At the last World Cup, the team from Netherlands, who lost, cried.
Ten years ago, at the World Trade Center, women and men cried (white dust on black suits).
And last night, I cried, while watching The Best of Youth, an Italian saga of a family coming of age since the 60’s. So much idealism, and helplessness.
Men don’t share the pain, and are not supposed to cry ( King Harald V of Norway cried openly, and this got a mention in Newsweek’s “What Now Little Country” piece).
They might email, text and tweet but not tears.
But this near-double-dip Recession should make both men and women cry.
e.g how a push for sub-prime housing (NJNI , no job no income) turned the world on its head.
Now they are seeing an uptick in sub-prime auto loan (spreading out to 63 months).
When the unexplainable occurred, we blame it on the gods.
Archille. Made by the gods, and return to them.
Matteo, one of the main characters in the Best of Youth, exuded both gallantry and sadness.
He tried to carry the chip on his shoulders, at the neglect of his own well-being.
The uncompromising solution: jump to his death on New Year‘s Eve (most suicides are over the holidays).
His brother cried. His family cried. The entire Italian cinema viewers cried.
You had to be there to feel the force of emotion that had been built up from the beginning.
(the fireworks, the caller-ID rejects, the failure to pin down the bad guys who eluded justice, failure to de-institutionalize a friend…).

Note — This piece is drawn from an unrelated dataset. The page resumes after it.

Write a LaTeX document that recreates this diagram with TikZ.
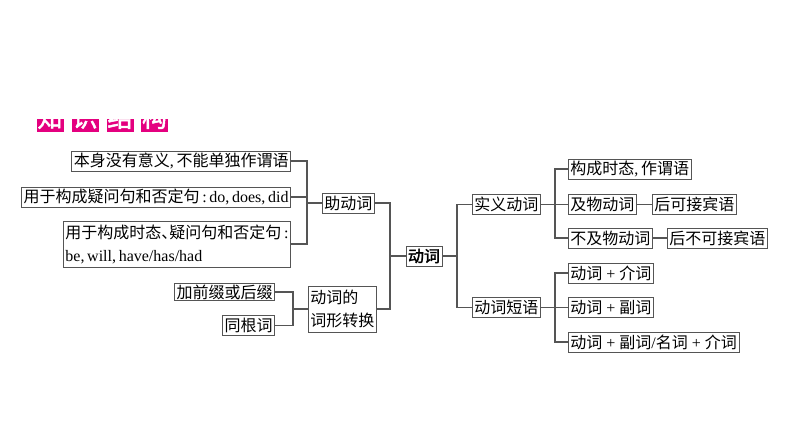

Last night, on PBS Nightly Business Report, a commentator was wise-cracked when suggesting we should have been thankful
that consumer sentiment ( euphemism for “when men cry”) was at its lowest just as it had been at the beginning of the Recession.
Turned out that his suggestions were not financially related at all.
He proposed thanking loyal customers who stuck around.
In short, gratitude as a substitute for economic incentives.
Meanwhile, another fresh face, the handsome man from Princeton, is to take over the top Economic Advisory post (First Harvard, now Princeton as long as they are from an Ivy League school).
Tough men don’t cry.
Only when the dream died (World Cup championship for instance).
This time around, just make sure the American dream lives on, flickering but not put out.
(At least, Henry Ford understood this when he decided on high wages for workers, who in turn, could afford to buy his model T’s).
That way, whoever imploded just went quietly. Don’t we wish an Italian-style on current malaise (where men are allowed to cry).
That way, they won’t go postal (or cut the grass violently w/ chain saw).
In today’s world, it’s hard to pin down who the bad guy is. Hence, no catharsis.
Except for one clear-cut case, this past summer, in Pakistan, when the world
agreed, that crime doesn’t pay. No tears were shed on that one, men’s or women’s.
Touching piece. Unfortunately, I beg to differ a little bit with your optimistic ending, about no tears being shed for Osama. I recently visited another blog that offered a prayer for September 11th that included a prayer of peace for Osama’s soul. The person who wrote this was not a radical muslim, but simply someone who hoped that we can use love to ignore evil. I disagree. Evil is evil. If we love someone we do not ignore their evil; we try to get them to change, God’s way. God is just. He will have justice for those who kill innocents, unless they repent of their sins.